■ Exercise: Only a number is wanted: how many lines in the records below contain "that"?

■ Records for this task:
_ _ _ _

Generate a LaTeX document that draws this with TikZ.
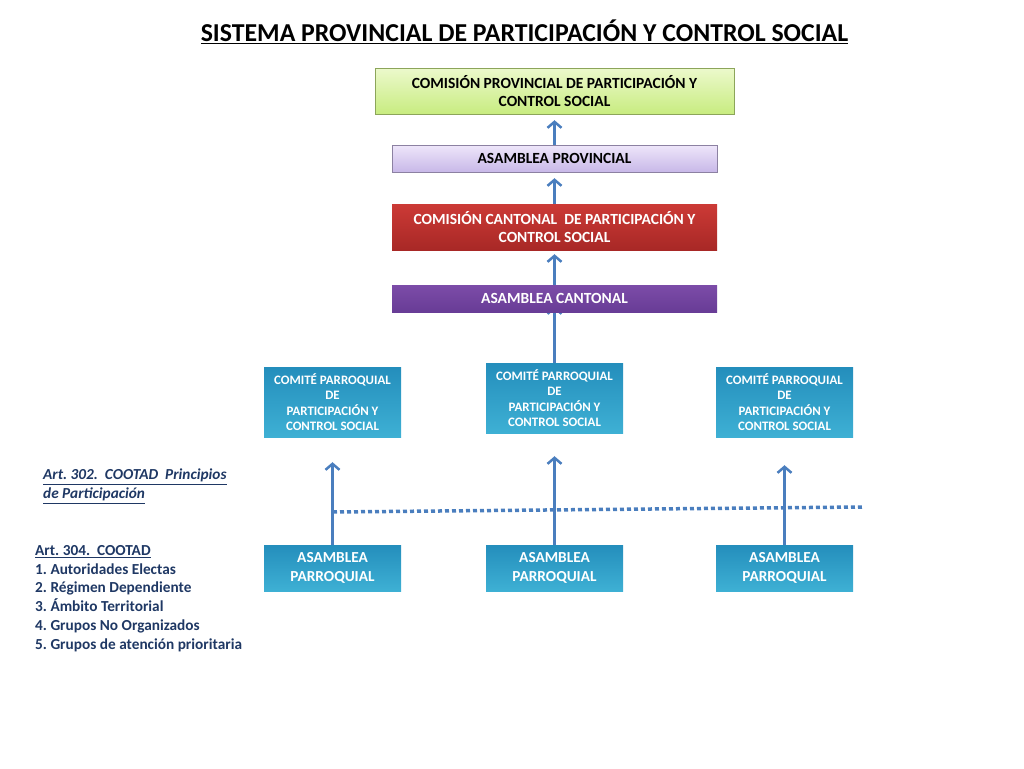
\documentclass[tikz,border=0pt]{standalone}
\usepackage{fontspec}
\setmainfont{Carlito}
\usetikzlibrary{arrows.meta,backgrounds}
\frenchspacing

\definecolor{flecha}{RGB}{74,126,190}
\definecolor{tinta}{RGB}{31,56,100}
\definecolor{verdeA}{RGB}{236,249,204}
\definecolor{verdeB}{RGB}{200,236,128}
\definecolor{lilaA}{RGB}{238,230,250}
\definecolor{lilaB}{RGB}{200,184,232}
\definecolor{rojoA}{RGB}{204,58,54}
\definecolor{rojoB}{RGB}{168,40,38}
\definecolor{moradoA}{RGB}{124,76,168}
\definecolor{moradoB}{RGB}{104,60,150}
\definecolor{azulA}{RGB}{36,142,188}
\definecolor{azulB}{RGB}{62,176,212}

\tikzset{
	caja/.style={inner sep=0pt, align=center, font=\bfseries\fontsize{15.5}{18.5}\selectfont},
	ancha/.style={caja, minimum width=325pt},
	comite/.style={inner sep=0pt, align=center, text=white, top color=azulA, bottom color=azulB,
		minimum width=137pt, minimum height=70pt, font=\bfseries\fontsize{12.9}{15.3}\selectfont},
	parroquia/.style={caja, text=white, top color=azulA, bottom color=azulB,
		minimum width=137pt, minimum height=46pt, font=\bfseries\fontsize{15.3}{18.5}\selectfont},
	sube/.style={flecha, line width=3pt, -{Straight Barb[length=6pt,width=14pt,line width=2.5pt]}},
	nota/.style={anchor=north west, inner sep=0pt, align=left, text=tinta}
}

\begin{document}
\begin{tikzpicture}[x=1pt,y=-1pt]
	\useasboundingbox (0,0) rectangle (1024,768);

	% titulo
	\node (titulo) at (524.5,32) {\bfseries\fontsize{25.8}{30}\selectfont\underline{SISTEMA PROVINCIAL DE PARTICIPACIÓN Y CONTROL SOCIAL}};

	% nivel provincial y cantonal
	\node[caja, draw=verdeB!70!black, top color=verdeA, bottom color=verdeB,
		minimum width=359pt, minimum height=46pt] (comprov) at (554.5,91)
		{COMISIÓN PROVINCIAL DE PARTICIPACIÓN Y\\CONTROL SOCIAL};
	\node[ancha, draw=lilaB!70!black, top color=lilaA, bottom color=lilaB,
		minimum height=27pt] (asprov) at (554.5,158.5) {ASAMBLEA PROVINCIAL};
	\node[ancha, text=white, top color=rojoA, bottom color=rojoB,
		minimum height=46pt] (comcant) at (554.5,227) {COMISIÓN CANTONAL\ \ DE PARTICIPACIÓN Y\\CONTROL SOCIAL};
	\node[ancha, text=white, top color=moradoA, bottom color=moradoB,
		minimum height=27pt] (ascant) at (554.5,298.5) {ASAMBLEA CANTONAL};

	% comites parroquiales
	\node[comite] (comiteA) at (332.5,402) {COMITÉ PARROQUIAL\\DE\\PARTICIPACIÓN Y\\CONTROL SOCIAL};
	\node[comite] (comiteB) at (554.5,398) {COMITÉ PARROQUIAL\\DE\\PARTICIPACIÓN Y\\CONTROL SOCIAL};
	\node[comite] (comiteC) at (784.5,402) {COMITÉ PARROQUIAL\\DE\\PARTICIPACIÓN Y\\CONTROL SOCIAL};

	% asambleas parroquiales
	\node[parroquia] (asparA) at (332.5,568) {ASAMBLEA\\PARROQUIAL};
	\node[parroquia] (asparB) at (554.5,568) {ASAMBLEA\\PARROQUIAL};
	\node[parroquia] (asparC) at (784.5,568) {ASAMBLEA\\PARROQUIAL};

	% flechas
	\draw[sube, shorten >=6pt] (asprov.north) -- (comprov.south);
	\draw[sube, shorten >=6pt] (comcant.north) -- (asprov.south);
	\draw[sube, shorten >=4pt] (ascant.north) -- (comcant.south);
	\begin{scope}[on background layer]
		\draw[sube] (comiteB.north) -- ([yshift=6pt]ascant.south);
	\end{scope}
	\draw[sube] (asparA.north) -- ([yshift=-25pt]comiteA.south);
	\draw[sube] (asparB.north) -- ([yshift=-23pt]comiteB.south);
	\draw[sube] (asparC.north) -- ([yshift=-28pt]comiteC.south);

	% linea punteada
	\coordinate (puntoA) at (333,512);
	\coordinate (puntoB) at (862,507);
	\draw[flecha, line width=3.5pt, dash pattern=on 4pt off 3pt] (puntoA) -- (puntoB);

	% textos de la izquierda
	\node[nota, font=\bfseries\itshape\fontsize{15.3}{19}\selectfont] (art302) at (43,469)
		{\underline{Art. 302.\ \ COOTAD\ \ Principios}\\\underline{de Participación}};
	\node[nota, font=\bfseries\fontsize{15.3}{18.8}\selectfont] (art304) at (35,545)
		{\underline{Art. 304.\ \ COOTAD}\\1. Autoridades Electas\\2. Régimen Dependiente\\3. Ámbito Territorial\\4. Grupos No Organizados\\5. Grupos de atención prioritaria};
\end{tikzpicture}
\end{document}
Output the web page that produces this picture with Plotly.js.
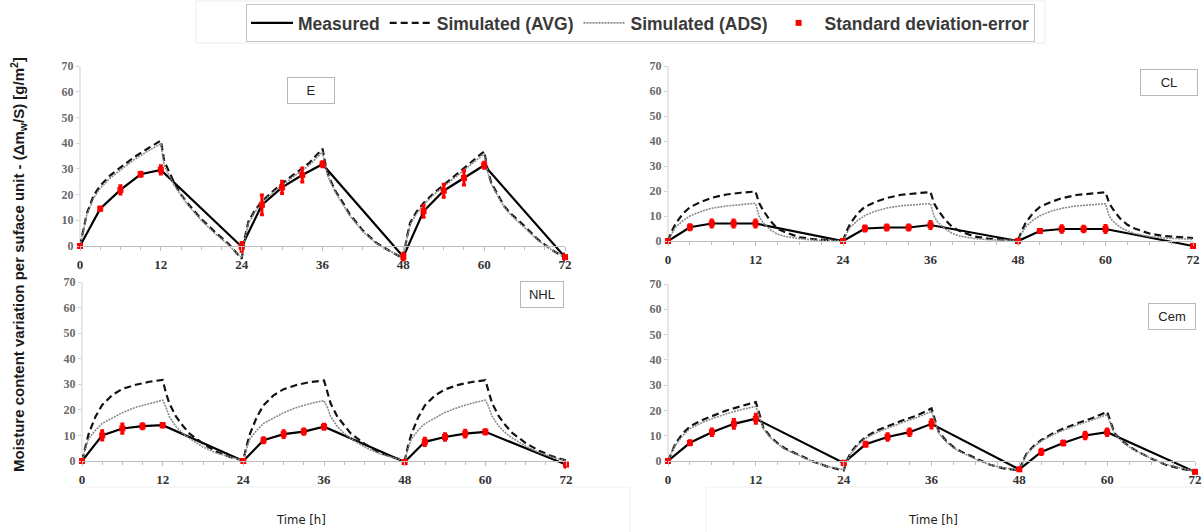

_ _ _ _

■ Task solution: 2